— Start of GIVEN MATERIAL —
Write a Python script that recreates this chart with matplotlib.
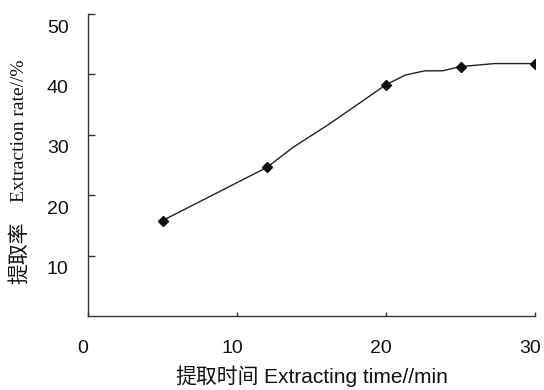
import matplotlib
matplotlib.use("Agg")
import matplotlib.pyplot as plt
import matplotlib.transforms as mtransforms

# measured points (markers)
time_pts = [5, 12, 20, 25, 30]
rate_pts = [15.8, 24.6, 38.3, 41.3, 41.8]

# smoothed curve through the points
curve_x = [5, 12, 13.8, 16.2, 20, 21.3, 22.6, 23.8, 25, 27.3, 30]
curve_y = [15.8, 24.6, 28.0, 31.8, 38.3, 39.9, 40.6, 40.6, 41.3, 41.8, 41.8]

x_ticks = [0, 10, 20, 30]
y_ticks = [10, 20, 30, 40, 50]

fig = plt.figure(figsize=(5.44, 3.9), dpi=100)
ax = fig.add_axes([0.1618, 0.1897, 0.8217, 0.7743])

ax.plot(curve_x, curve_y, color="#222222", lw=1.0)
ax.plot(time_pts, rate_pts, linestyle="none", marker="D", ms=5.5, color="#111111")

ax.set_xlim(0, 30)
ax.set_ylim(0, 50)
ax.set_xticks(x_ticks)
ax.set_yticks(y_ticks)
ax.spines["top"].set_visible(False)
ax.spines["right"].set_visible(False)
for s in ["left", "bottom"]:
    ax.spines[s].set_color("#333333")
    ax.spines[s].set_linewidth(1.0)

ax.tick_params(axis="y", direction="in", length=5, width=1, color="#333333", pad=14)
ax.tick_params(axis="x", direction="in", length=3, width=1, color="#333333", pad=17)
for lab in ax.get_xticklabels() + ax.get_yticklabels():
    lab.set_fontfamily("Liberation Sans")
    lab.set_fontsize(14)
    lab.set_color("#111111")

# y tick labels sit a little below their ticks, x tick labels a little left
off_y = mtransforms.ScaledTranslation(0, -12 / 100, fig.dpi_scale_trans)
for lab in ax.get_yticklabels():
    lab.set_transform(lab.get_transform() + off_y)
off_x = mtransforms.ScaledTranslation(-5 / 100, 0, fig.dpi_scale_trans)
for lab in ax.get_xticklabels():
    lab.set_transform(lab.get_transform() + off_x)

# y label: Chinese part and English part
fig.text(0.035, 0.351, "提取率", rotation=90, ha="center", va="center",
         fontsize=15, family="Noto Sans CJK SC", color="#111111")
fig.text(0.035, 0.665, "Extraction rate//%", rotation=90, ha="center", va="center",
         fontsize=14, family="Liberation Serif", color="#111111")

# x label: Chinese part and English part
fig.text(0.399, 0.033, "提取时间", ha="center", va="center",
         fontsize=15, family="Noto Sans CJK SC", color="#111111")
fig.text(0.655, 0.033, "Extracting time//min", ha="center", va="center",
         fontsize=15, family="Liberation Sans", color="#111111")

fig.savefig("out.png", dpi=100)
— End of GIVEN MATERIAL —
> [DESCRIPTION OF THE TASK]:
Using the listing above, list every line in which the string "matplotlib" occurs.

> [FINISHED EXERCISE]:
Write a Python script that recreates this chart with matplotlib.
import matplotlib
matplotlib.use("Agg")
import matplotlib.pyplot as plt
import matplotlib.transforms as mtransforms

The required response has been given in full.